It is not rare to hear people refer to the Web as a new kind of 
library — or at least that it should be more like a library. However 
on the Web, not all electronic collections are well maintained — 
the degree of management of electronic collections varies 
considerably. Moreover, the characteristics of the Web raise many 
challenges for the maintainer. Collections on the Web can be 
extremely distributed — not only the location of the documents is 
distributed, but ownership is also distributed. 

At the moment, the Web is less like a library and more like a huge 
bookshelf, containing millions of documents and links to 
documents. This mega shelf is subject to the activities of an army 
of people (and computer-based agents) that keep acting upon it in 
ways such as adding, removing, indexing, cataloguing, 
rearranging, modifying, and copying documents.
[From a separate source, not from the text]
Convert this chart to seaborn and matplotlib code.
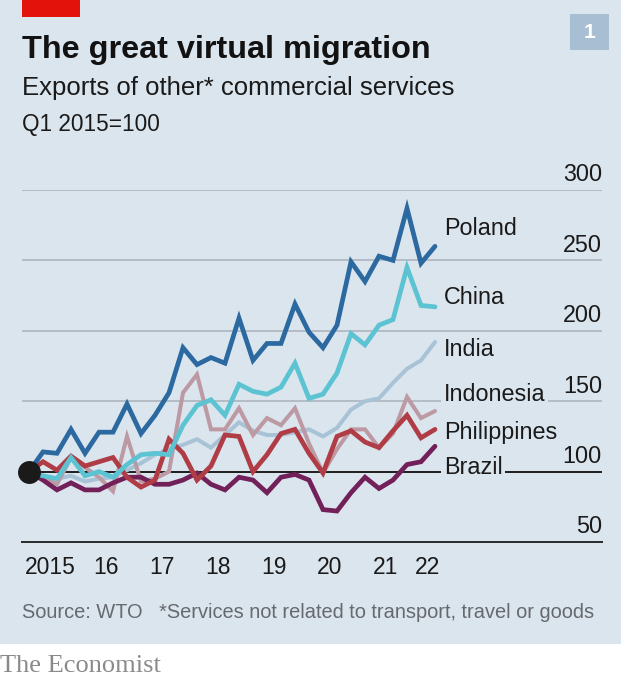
import numpy as np
import pandas as pd
import matplotlib
matplotlib.use("Agg")
import matplotlib.pyplot as plt
import seaborn as sns
from matplotlib.patches import Rectangle

# ---------------- data ----------------
quarters = pd.period_range("2015Q1", "2022Q2", freq="Q")

poland = [100, 114, 113, 130, 113, 128, 128, 148, 127, 140, 156, 188, 176, 181, 177,
          209, 179, 191, 191, 219, 199, 188, 204, 249, 235, 253, 250, 287, 248, 260]
china = [100, 97, 95, 110, 97, 100, 96, 105, 112, 113, 112, 133, 147, 151, 140,
         162, 157, 155, 160, 177, 152, 155, 170, 198, 190, 204, 208, 245, 218, 217]
india = [100, 96, 95, 97, 93, 95, 96, 101, 106, 112, 116, 119, 123, 117, 126,
         135, 129, 126, 126, 128, 130, 125, 131, 144, 150, 152, 163, 173, 179, 192]
indonesia = [100, 97, 91, 110, 103, 96, 86, 125, 93, 95, 100, 156, 169, 130, 130,
             145, 126, 138, 133, 145, 120, 99, 116, 130, 130, 117, 127, 153, 138, 143]
philippines = [100, 107, 101, 111, 104, 107, 110, 96, 89, 94, 123, 113, 94, 104, 126,
               125, 100, 112, 127, 130, 113, 99, 125, 129, 121, 117, 129, 140, 124, 130]
brazil = [100, 94, 87, 92, 87, 87, 92, 96, 96, 91, 91, 94, 99, 91, 87,
          96, 94, 85, 96, 98, 94, 73, 72, 85, 96, 88, 94, 105, 107, 118]

countries = ["India", "Indonesia", "Brazil", "Philippines", "China", "Poland"]
series = {"Poland": poland, "China": china, "India": india,
          "Indonesia": indonesia, "Philippines": philippines, "Brazil": brazil}
colors = {"Poland": "#2b69a0", "China": "#5cc3d2", "India": "#a9c3d6",
          "Indonesia": "#bc99a3", "Philippines": "#b03c45", "Brazil": "#72205a"}
widths = {"Poland": 3.4, "China": 3.4, "India": 2.9, "Indonesia": 2.9,
          "Philippines": 3.4, "Brazil": 3.4}
label_vals = {"Poland": 273, "China": 224, "India": 187, "Indonesia": 155,
              "Philippines": 128, "Brazil": 103}
y_ticks = [50, 100, 150, 200, 250, 300]
year_labels = ["2015", "16", "17", "18", "19", "20", "21", "22"]

# x position: middle of each quarter
xq = np.array([q.year + (q.quarter - 0.5) / 4 for q in quarters])

rows = []
for c in countries:
    for xv, v in zip(xq, series[c]):
        rows.append({"x": xv, "value": v, "country": c})
df = pd.DataFrame(rows)

# ---------------- style ----------------
BG = "#dbe5ee"
sns.set_style("white")
plt.rcParams["font.family"] = ["Liberation Sans", "DejaVu Sans"]

W, H = 621, 680
fig = plt.figure(figsize=(W / 100, H / 100), dpi=100, facecolor=BG)

def fx(px):
    return px / W

def fy(py):
    return 1 - py / H

# white strip at bottom
fig.patches.append(Rectangle((0, 0), 1, fy(644), transform=fig.transFigure,
                             facecolor="white", edgecolor="none", zorder=0))
# red tag
fig.patches.append(Rectangle((fx(22), fy(17)), fx(58), 17 / H, transform=fig.transFigure,
                             facecolor="#e3120b", edgecolor="none", zorder=1))
# number box
fig.patches.append(Rectangle((fx(570), fy(50)), fx(39), 36 / H, transform=fig.transFigure,
                             facecolor="#a7bed3", edgecolor="none", zorder=1))
fig.text(fx(589.5), fy(32), "1", color="white", fontsize=15, fontweight="bold",
         ha="center", va="center")

fig.text(fx(22), fy(58), "The great virtual migration", fontsize=23.3,
         fontweight="bold", color="#121212", ha="left", va="baseline")
fig.text(fx(22), fy(95), "Exports of other* commercial services", fontsize=18.5,
         color="#1a1a1a", ha="left", va="baseline")
fig.text(fx(22), fy(131), "Q1 2015=100", fontsize=16.3,
         color="#1a1a1a", ha="left", va="baseline")
fig.text(fx(22), fy(618), "Source: WTO   *Services not related to transport, travel or goods",
         fontsize=14.4, color="#666a6e", ha="left", va="baseline")
fig.text(fx(0), fy(672), "The Economist", fontsize=19, color="#8a8a8a",
         family=["Liberation Serif", "DejaVu Serif"], ha="left", va="baseline")

# ---------------- axes ----------------
x0 = 2015
xmax = x0 + 580 / 56
ax = fig.add_axes([fx(22), fy(542), fx(580), 352 / H])
ax.set_facecolor("none")

ax.set_xlim(x0, xmax)
ax.set_ylim(50, 300)

ax.set_yticks(y_ticks)
ax.set_yticklabels([])
ax.tick_params(axis="y", length=0)
ax.grid(axis="y", color="#b3bcc5", linewidth=1.4, zorder=0)
ax.grid(axis="x", visible=False)
for s in ["top", "left", "right"]:
    ax.spines[s].set_visible(False)
ax.spines["bottom"].set_color("#2a2a2a")
ax.spines["bottom"].set_linewidth(1.4)
ax.spines["bottom"].set_zorder(5)

major = list(range(2015, 2023)) + [2022.5]
ax.set_xticks(major)
ax.set_xticklabels([""] * len(major))
minor = [y + 0.5 for y in range(2015, 2022)] + [2022.25]
ax.set_xticks(minor, minor=True)
ax.set_xticklabels(year_labels, minor=True)
ax.tick_params(axis="x", which="major", direction="out", length=8, width=1.4,
               color="#2a2a2a")
ax.tick_params(axis="x", which="minor", length=0, pad=10, labelsize=16.5,
               labelcolor="#1a1a1a")

# dark 100 line
ax.axhline(100, color="#1e1e1e", linewidth=1.4, zorder=1)

# y tick labels on the right, sitting on gridlines
for v in y_ticks:
    ax.text(1.0, v + 2.5, str(v), transform=ax.get_yaxis_transform(),
            ha="right", va="bottom", fontsize=16.8, color="#1a1a1a", zorder=6)

# lines
for c in countries:
    sub = df[df["country"] == c]
    sns.lineplot(data=sub, x="x", y="value", color=colors[c], linewidth=widths[c],
                 ax=ax, legend=False, zorder=3)
    ax.lines[-1].set_solid_joinstyle("miter")

ax.scatter([xq[0]], [poland[0]], s=240, color="#1a1a1a", zorder=10, clip_on=False)

# series labels
for c in countries:
    ax.text(2022.53, label_vals[c], c, ha="left", va="center", fontsize=16.8,
            color="#1a1a1a", zorder=7,
            bbox=dict(boxstyle="square,pad=0.12", facecolor=BG, edgecolor="none"))

ax.set_xlabel("")
ax.set_ylabel("")

fig.savefig("out.png", dpi=100, facecolor=BG)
Additionally, all 
these activities tend to occur with little or no coordination, 
worsening the situation. 

Better coordination, social protocols, and institutionalized 
management of collection can alleviate the situation in some 
cases, particularly when the owner of the collection and the 
owner(s) of the documents agree to coordinate their activities. The 
emerging digital topical libraries, while homed on the Web, are 
better maintained than the Web as a whole. They present a more 
cohesive and organized structure in order to support their patrons. 
Different automatic mechanisms have been devised in order to 
help manage the documents. Indexing and cataloguing are 
considerably easier to perform than in the pre-electronic days. 
Nevertheless, considerable human effort is still required to 
monitor the changes in documents and collections. 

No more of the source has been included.